**Prompt:** All of the data should be repeated exactly; pictures are not part of the copy.

-------

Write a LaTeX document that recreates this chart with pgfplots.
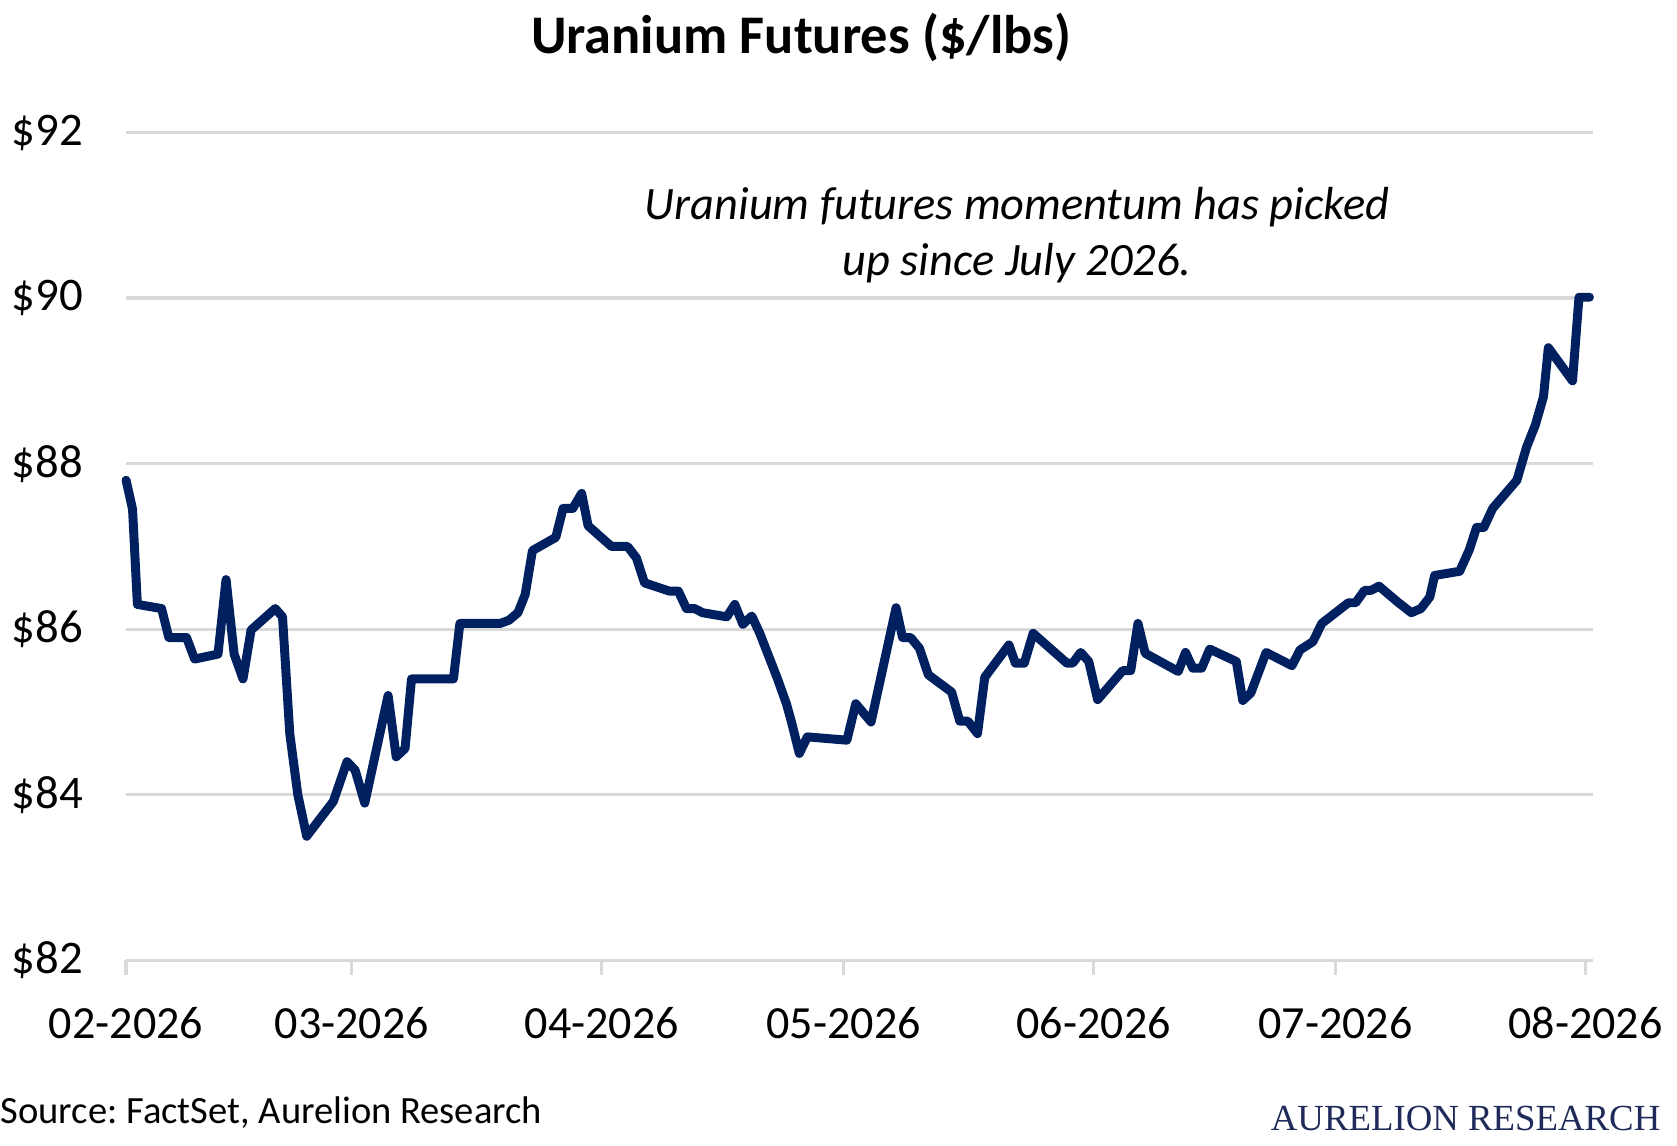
\documentclass[border=0pt]{standalone}
\usepackage{pgfplots}
\pgfplotsset{compat=1.18}
\usepackage{fontspec}
\setmainfont{Carlito}
\newfontfamily\brandfont{Liberation Serif}
\definecolor{navy}{RGB}{0,32,96}
\definecolor{gridgray}{RGB}{217,217,217}
\definecolor{brandnavy}{RGB}{31,42,90}
\frenchspacing
\begin{document}
\begin{tikzpicture}
\path[use as bounding box] (-39.4pt,-57.8pt) rectangle (484.6pt,300.1pt);
\begin{axis}[
  at={(0pt,0pt)}, anchor=south west,
  scale only axis, width=458.5pt, height=258.7pt,
  xmin=0, xmax=182, ymin=82, ymax=92,
  axis x line*=bottom, axis y line*=left,
  x axis line style={draw=gridgray, line width=1pt},
  y axis line style={draw=none},
  xtick={0,28,59,89,120,150,181},
  xticklabels={02-2026,03-2026,04-2026,05-2026,06-2026,07-2026,08-2026},
  ytick={82,84,86,88,90,92},
  yticklabels={\$82,\$84,\$86,\$88,\$90,\$92},
  tick align=outside,
  major tick length=4.5pt,
  xtick style={draw=gridgray, line width=1pt},
  ytick style={draw=none},
  ymajorgrids,
  grid style={draw=gridgray, line width=1pt},
  xticklabel style={font=\fontsize{14.4}{16}\selectfont, inner sep=0pt, anchor=base, yshift=-20pt},
  yticklabel style={font=\fontsize{14.6}{16}\selectfont, inner sep=0pt, anchor=east, xshift=-8.8pt},
  clip=false,
]
\addplot[navy, line width=2.8pt, line join=round, line cap=round] coordinates {
(0,87.80) (0.8,87.45) (1.4,86.30) (4.4,86.25) (5.3,85.90) (7.5,85.90) (8.5,85.64)
(11.4,85.70) (12.4,86.60) (13.4,85.70) (14.5,85.40) (15.5,85.99) (18.5,86.25) (19.4,86.15)
(20.3,84.74) (21.3,84.00) (22.4,83.50) (25.7,83.92) (27.4,84.40) (28.4,84.30) (29.6,83.90)
(32.5,85.20) (33.5,84.46) (34.6,84.56) (35.4,85.40) (40.6,85.40) (41.4,86.07) (46.4,86.07)
(47.5,86.11) (48.6,86.20) (49.5,86.42) (50.4,86.95) (53.3,87.11) (54.2,87.46) (55.4,87.46)
(56.5,87.64) (57.3,87.25) (60.2,87.00) (62.2,87.00) (63.3,86.86) (64.3,86.56) (67.4,86.46)
(68.5,86.46) (69.5,86.25) (70.5,86.25) (71.5,86.20) (74.5,86.15) (75.5,86.30) (76.5,86.06)
(77.6,86.16) (78.6,85.95) (80.8,85.40) (81.9,85.10) (82.5,84.89) (83.5,84.50) (84.5,84.70)
(89.4,84.66) (90.5,85.10) (92.4,84.88) (95.5,86.26) (96.3,85.90) (97.3,85.90) (98.4,85.77)
(99.5,85.45) (102.4,85.24) (103.4,84.89) (104.4,84.89) (105.6,84.74) (106.5,85.42) (109.5,85.81)
(110.3,85.59) (111.4,85.59) (112.5,85.95) (116.7,85.59) (117.4,85.59) (118.4,85.72) (119.4,85.61)
(120.5,85.15) (123.6,85.50) (124.6,85.50) (125.5,86.07) (126.4,85.71) (130.5,85.49) (131.4,85.72)
(132.3,85.53) (133.4,85.53) (134.4,85.76) (137.7,85.61) (138.5,85.14) (139.5,85.23) (141.4,85.72)
(144.6,85.56) (145.6,85.75) (147.2,85.85) (148.3,86.07) (151.6,86.32) (152.5,86.32) (153.6,86.47)
(154.4,86.47) (155.4,86.52) (157.7,86.33) (159.4,86.20) (160.6,86.25) (161.7,86.39) (162.3,86.65)
(165.4,86.70) (166.6,86.96) (167.5,87.23) (168.4,87.23) (169.5,87.46) (172.5,87.80) (173.7,88.20)
(174.8,88.47) (175.8,88.81) (176.4,89.40) (179.4,89.00) (180.2,90.01) (181.5,90.01)
};
\end{axis}
\node[anchor=base, inner sep=0pt, font=\fontsize{17}{20}\selectfont\bfseries] at (210.9pt,283.4pt) {Uranium Futures (\$/lbs)};
\node[anchor=base, inner sep=0pt, font=\fontsize{14.5}{17}\selectfont\itshape] at (278.4pt,231.6pt) {Uranium futures momentum has picked};
\node[anchor=base, inner sep=0pt, font=\fontsize{14.5}{17}\selectfont\itshape] at (278.4pt,213.9pt) {up since July 2026.};
\node[anchor=base west, inner sep=0pt, font=\fontsize{12.05}{15}\selectfont] at (-39.4pt,-50.8pt) {Source: FactSet, Aurelion Research};
\node[anchor=base east, inner sep=0pt, font=\fontsize{11.5}{14}\selectfont\brandfont, text=brandnavy] at (479.6pt,-53.1pt) {AURELION RESEARCH};
\end{tikzpicture}
\end{document}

-------

**Finished task:**
Write a LaTeX document that recreates this chart with pgfplots.
\documentclass[border=0pt]{standalone}
\usepackage{pgfplots}
\pgfplotsset{compat=1.18}
\usepackage{fontspec}
\setmainfont{Carlito}
\newfontfamily\brandfont{Liberation Serif}
\definecolor{navy}{RGB}{0,32,96}
\definecolor{gridgray}{RGB}{217,217,217}
\definecolor{brandnavy}{RGB}{31,42,90}
\frenchspacing
\begin{document}
\begin{tikzpicture}
\path[use as bounding box] (-39.4pt,-57.8pt) rectangle (484.6pt,300.1pt);
\begin{axis}[
  at={(0pt,0pt)}, anchor=south west,
  scale only axis, width=458.5pt, height=258.7pt,
  xmin=0, xmax=182, ymin=82, ymax=92,
  axis x line*=bottom, axis y line*=left,
  x axis line style={draw=gridgray, line width=1pt},
  y axis line style={draw=none},
  xtick={0,28,59,89,120,150,181},
  xticklabels={02-2026,03-2026,04-2026,05-2026,06-2026,07-2026,08-2026},
  ytick={82,84,86,88,90,92},
  yticklabels={\$82,\$84,\$86,\$88,\$90,\$92},
  tick align=outside,
  major tick length=4.5pt,
  xtick style={draw=gridgray, line width=1pt},
  ytick style={draw=none},
  ymajorgrids,
  grid style={draw=gridgray, line width=1pt},
  xticklabel style={font=\fontsize{14.4}{16}\selectfont, inner sep=0pt, anchor=base, yshift=-20pt},
  yticklabel style={font=\fontsize{14.6}{16}\selectfont, inner sep=0pt, anchor=east, xshift=-8.8pt},
  clip=false,
]
\addplot[navy, line width=2.8pt, line join=round, line cap=round] coordinates {
(0,87.80) (0.8,87.45) (1.4,86.30) (4.4,86.25) (5.3,85.90) (7.5,85.90) (8.5,85.64)
(11.4,85.70) (12.4,86.60) (13.4,85.70) (14.5,85.40) (15.5,85.99) (18.5,86.25) (19.4,86.15)
(20.3,84.74) (21.3,84.00) (22.4,83.50) (25.7,83.92) (27.4,84.40) (28.4,84.30) (29.6,83.90)
(32.5,85.20) (33.5,84.46) (34.6,84.56) (35.4,85.40) (40.6,85.40) (41.4,86.07) (46.4,86.07)
(47.5,86.11) (48.6,86.20) (49.5,86.42) (50.4,86.95) (53.3,87.11) (54.2,87.46) (55.4,87.46)
(56.5,87.64) (57.3,87.25) (60.2,87.00) (62.2,87.00) (63.3,86.86) (64.3,86.56) (67.4,86.46)
(68.5,86.46) (69.5,86.25) (70.5,86.25) (71.5,86.20) (74.5,86.15) (75.5,86.30) (76.5,86.06)
(77.6,86.16) (78.6,85.95) (80.8,85.40) (81.9,85.10) (82.5,84.89) (83.5,84.50) (84.5,84.70)
(89.4,84.66) (90.5,85.10) (92.4,84.88) (95.5,86.26) (96.3,85.90) (97.3,85.90) (98.4,85.77)
(99.5,85.45) (102.4,85.24) (103.4,84.89) (104.4,84.89) (105.6,84.74) (106.5,85.42) (109.5,85.81)
(110.3,85.59) (111.4,85.59) (112.5,85.95) (116.7,85.59) (117.4,85.59) (118.4,85.72) (119.4,85.61)
(120.5,85.15) (123.6,85.50) (124.6,85.50) (125.5,86.07) (126.4,85.71) (130.5,85.49) (131.4,85.72)
(132.3,85.53) (133.4,85.53) (134.4,85.76) (137.7,85.61) (138.5,85.14) (139.5,85.23) (141.4,85.72)
(144.6,85.56) (145.6,85.75) (147.2,85.85) (148.3,86.07) (151.6,86.32) (152.5,86.32) (153.6,86.47)
(154.4,86.47) (155.4,86.52) (157.7,86.33) (159.4,86.20) (160.6,86.25) (161.7,86.39) (162.3,86.65)
(165.4,86.70) (166.6,86.96) (167.5,87.23) (168.4,87.23) (169.5,87.46) (172.5,87.80) (173.7,88.20)
(174.8,88.47) (175.8,88.81) (176.4,89.40) (179.4,89.00) (180.2,90.01) (181.5,90.01)
};
\end{axis}
\node[anchor=base, inner sep=0pt, font=\fontsize{17}{20}\selectfont\bfseries] at (210.9pt,283.4pt) {Uranium Futures (\$/lbs)};
\node[anchor=base, inner sep=0pt, font=\fontsize{14.5}{17}\selectfont\itshape] at (278.4pt,231.6pt) {Uranium futures momentum has picked};
\node[anchor=base, inner sep=0pt, font=\fontsize{14.5}{17}\selectfont\itshape] at (278.4pt,213.9pt) {up since July 2026.};
\node[anchor=base west, inner sep=0pt, font=\fontsize{12.05}{15}\selectfont] at (-39.4pt,-50.8pt) {Source: FactSet, Aurelion Research};
\node[anchor=base east, inner sep=0pt, font=\fontsize{11.5}{14}\selectfont\brandfont, text=brandnavy] at (479.6pt,-53.1pt) {AURELION RESEARCH};
\end{tikzpicture}
\end{document}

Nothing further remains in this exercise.